Houses of the Gatineau Hills
The following article first appeared in "The Low Down to Hull and Back News" in the May 25, 2011 issue. Reprinted with permission.
Horsing around on a Cantley hobby farm
by Lucy Scholey
This Cantley house is a hobby-horse farm dream come true.
Sitting on 100 acres of land, the property consists of two barns housing 12 horses, a mega-dome indoor arena measuring 70-by-132-feet, plus two other outdoor arenas.
The three-story brick house seems miniscule compared with the rest of the property. But for homeowners Andre Godbout and Louise Marie Fontaine, the horses are the real focus.
Godbout is an Ottawa-based Canadian Forces officer, who has only recently settled down after several years of moving around. The couple always wanted a horse farm and achieved that goal in L'Ange-Gardien during the 1990s. But their horses soon outgrew their 30-acre homestead and the couple needed to move.
Because the Cantley home sits on a huge property and is barely 30 minutes from Ottawa, it seemed the right fit.
"It was our dream coming true," says Godbout, while sitting at his living room table one evening.
Godbout is usually reticent, but horses get him chatting. The Canadian breed is his specialty and Godbout knows everything about the history of the black beasts (and the lone red) that roam his yard: their historical comings to Canada from France in the 1600s, their versatility in the field and how they compare to other horses.
Ask him what he knows about the history of his own home and he shrugs.
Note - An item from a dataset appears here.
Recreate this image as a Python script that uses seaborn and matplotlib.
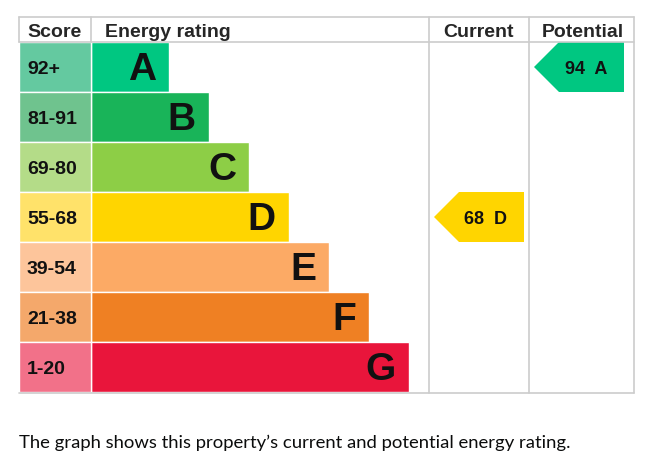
import matplotlib
matplotlib.use("Agg")
import matplotlib.pyplot as plt
import seaborn as sns
from matplotlib.patches import Polygon

# EPC bands
ratings = ["A", "B", "C", "D", "E", "F", "G"]
score_ranges = ["92+", "81-91", "69-80", "55-68", "39-54", "21-38", "1-20"]
band_low = [92, 81, 69, 55, 39, 21, 1]
bar_length = [78, 118, 158, 198, 238, 278, 318]
bar_colors = ["#00c781", "#19b459", "#8dce46", "#ffd500", "#fcaa65", "#ef8023", "#e9153b"]
score_colors = ["#64c9a0", "#6fc38e", "#b4dc88", "#ffe26a", "#fdc59b", "#f4a86b", "#f27189"]

current_score = 68
potential_score = 94

grid_color = "#cccccc"


def band_of(score):
    for i, low in enumerate(band_low):
        if score >= low:
            return i
    return len(band_low) - 1


sns.set_theme(style="white")
plt.rcParams["font.family"] = ["Liberation Sans", "DejaVu Sans"]

fig = plt.figure(figsize=(6.56, 4.68), dpi=100)
# table area: x 19..634 px, y 17..392 px
ax = fig.add_axes([19 / 656, 1 - 392 / 468, 615 / 656, 375 / 468])

df_bars = {"rating": ratings, "length": bar_length}
sns.barplot(data=df_bars, x="length", y="rating", hue="rating", order=ratings,
            palette=bar_colors, saturation=1, width=1.0, legend=False,
            orient="h", ax=ax)

# score column
ax.barh(range(len(ratings)), 72, left=-72, height=1.0, color=score_colors)

ax.set_xlim(-72, 543)
ax.set_ylim(6.5, -1.0)
ax.set_axis_off()

# grid lines
lw = 1.2
ax.plot([-72, 543], [-1.0, -1.0], color=grid_color, lw=lw, clip_on=False)
ax.plot([-72, 543], [-0.5, -0.5], color=grid_color, lw=lw, clip_on=False)
ax.plot([-72, 543], [6.52, 6.52], color=grid_color, lw=lw, clip_on=False)
for xv in [-72, 0]:
    ax.plot([xv, xv], [-1.0, -0.5], color=grid_color, lw=lw, clip_on=False)
for xv in [338, 438, 543]:
    ax.plot([xv, xv], [-1.0, 6.52], color=grid_color, lw=lw, clip_on=False)

# headers
hy = -0.69
ax.text(-64, hy, "Score", fontsize=14, fontweight="bold", va="center", ha="left")
ax.text(14, hy, "Energy rating", fontsize=14, fontweight="bold", va="center", ha="left")
ax.text(388, hy, "Current", fontsize=14, fontweight="bold", va="center", ha="center")
ax.text(492, hy, "Potential", fontsize=14, fontweight="bold", va="center", ha="center")

# row labels
for i, (rng, r, ln) in enumerate(zip(score_ranges, ratings, bar_length)):
    ax.text(-64, i + 0.04, rng, fontsize=14, fontweight="bold", va="center", ha="left",
            color="#111111")
    ax.text(ln - 13, i + 0.05, r, fontsize=28, fontweight="bold", va="center", ha="right",
            color="#111111")


def rating_arrow(col_left, score):
    i = band_of(score)
    x0 = col_left + 5
    x1 = x0 + 90
    tip = 25
    pts = [(x0, i), (x0 + tip, i - 0.5), (x1, i - 0.5), (x1, i + 0.5), (x0 + tip, i + 0.5)]
    ax.add_patch(Polygon(pts, closed=True, color=bar_colors[i], lw=0))
    ax.text((x0 + x1) / 2 + 7, i + 0.04, f"{score}  {ratings[i]}", fontsize=13,
            fontweight="bold", va="center", ha="center", color="#111111")


rating_arrow(338, current_score)
rating_arrow(438, potential_score)

fig.text(19 / 656, 1 - 448 / 468,
         "The graph shows this property\u2019s current and potential energy rating.",
         fontsize=13.3, family=["Lato", "DejaVu Sans"], color="#0b0c0c", va="baseline", ha="left")

fig.savefig("out.png", dpi=100)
He says he mostly knows what Bob McClelland, of the history group Cantley 1889 told him.
Samuel McClelland, mayor to what was known as East Hull, built the property in 1915.
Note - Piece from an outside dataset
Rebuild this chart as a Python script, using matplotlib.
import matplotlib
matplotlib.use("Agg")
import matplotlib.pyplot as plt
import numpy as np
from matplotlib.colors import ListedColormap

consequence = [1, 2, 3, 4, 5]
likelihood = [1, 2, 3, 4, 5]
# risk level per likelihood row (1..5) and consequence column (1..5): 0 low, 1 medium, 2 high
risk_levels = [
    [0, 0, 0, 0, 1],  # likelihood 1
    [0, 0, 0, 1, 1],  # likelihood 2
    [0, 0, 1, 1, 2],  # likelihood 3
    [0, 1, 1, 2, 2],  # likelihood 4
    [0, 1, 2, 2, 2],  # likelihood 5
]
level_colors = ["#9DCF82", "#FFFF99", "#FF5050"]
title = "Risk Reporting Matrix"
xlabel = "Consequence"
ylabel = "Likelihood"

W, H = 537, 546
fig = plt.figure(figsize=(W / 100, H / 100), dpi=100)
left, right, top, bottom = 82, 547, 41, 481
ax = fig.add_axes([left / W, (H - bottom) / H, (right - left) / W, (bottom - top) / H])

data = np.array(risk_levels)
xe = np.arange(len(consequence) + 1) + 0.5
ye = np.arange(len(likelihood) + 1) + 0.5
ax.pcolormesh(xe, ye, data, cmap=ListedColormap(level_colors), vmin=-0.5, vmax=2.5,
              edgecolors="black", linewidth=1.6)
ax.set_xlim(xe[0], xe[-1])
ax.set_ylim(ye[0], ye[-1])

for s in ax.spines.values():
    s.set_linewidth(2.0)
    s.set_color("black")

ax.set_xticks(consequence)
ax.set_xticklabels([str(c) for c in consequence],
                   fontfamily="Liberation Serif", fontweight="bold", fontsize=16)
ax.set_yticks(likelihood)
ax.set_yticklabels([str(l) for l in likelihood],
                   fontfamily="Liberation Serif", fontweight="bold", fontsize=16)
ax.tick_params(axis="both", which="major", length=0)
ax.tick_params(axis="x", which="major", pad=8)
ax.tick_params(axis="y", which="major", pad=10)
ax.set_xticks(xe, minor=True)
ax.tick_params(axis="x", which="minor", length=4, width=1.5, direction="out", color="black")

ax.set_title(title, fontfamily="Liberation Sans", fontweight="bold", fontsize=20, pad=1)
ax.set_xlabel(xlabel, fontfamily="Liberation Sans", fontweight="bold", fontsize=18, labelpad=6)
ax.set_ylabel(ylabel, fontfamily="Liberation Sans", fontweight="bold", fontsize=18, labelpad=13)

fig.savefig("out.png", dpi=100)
The house stayed in the McClelland family until 1954 and exchanged hands a few times until Godbout and Fontaine landed it five years ago.
There are two other homes on the property: one semi-detached house that Godbout suspects was for workers, and one separate house that was once an icehouse.
As for Godbout and Fontaine's house, it's quaint, but unusual.
The basement has a nine-foot ceiling, there are three bathrooms and the house is built of brick, which Godbout says is rare for a rural house from that time period.
"The guy who built this was a wealthy man," he says.
The couple is slowly renovating the home, finding balance between personalizing the space and keeping its historical character.
The thick wooden baseboards have a carved design untypical of modern homes.
Recently, Godbout and Fontaine renovated the front and side entrances to the homes, but kept the style of these dark baseboards.
They also painted the entrances a golden colour, keeping with the overall look of the place.
"We wanted to keep the integrity of the house," Godbout says. The same baseboards creep up along the staircase in presbytery-fashion, says Godbout. He's not far off: Rev. E. Ernest Miller, minister of St. Andrews Church, was the home's architect.
Other areas of the house remain a mystery.
An ornate wooden carving above the hallway could have been there originally, but Godbout is not sure.
Nor can he cite the origins of the antique agriculture machines that line the driveway, giving the property a museum-like feel. As for the barns, painted white with green doors and red trim, Godbout guesses they're older than the house itself. He's done a bit of work on the barns, repairing the plumbing and lights and laying down wood planks as reinforcement where needed.
Like training horses, renovating the historical home is a slow process. But the horses seem happy, as one stallion paces back and forth until he gladly accepts a bunch of hay.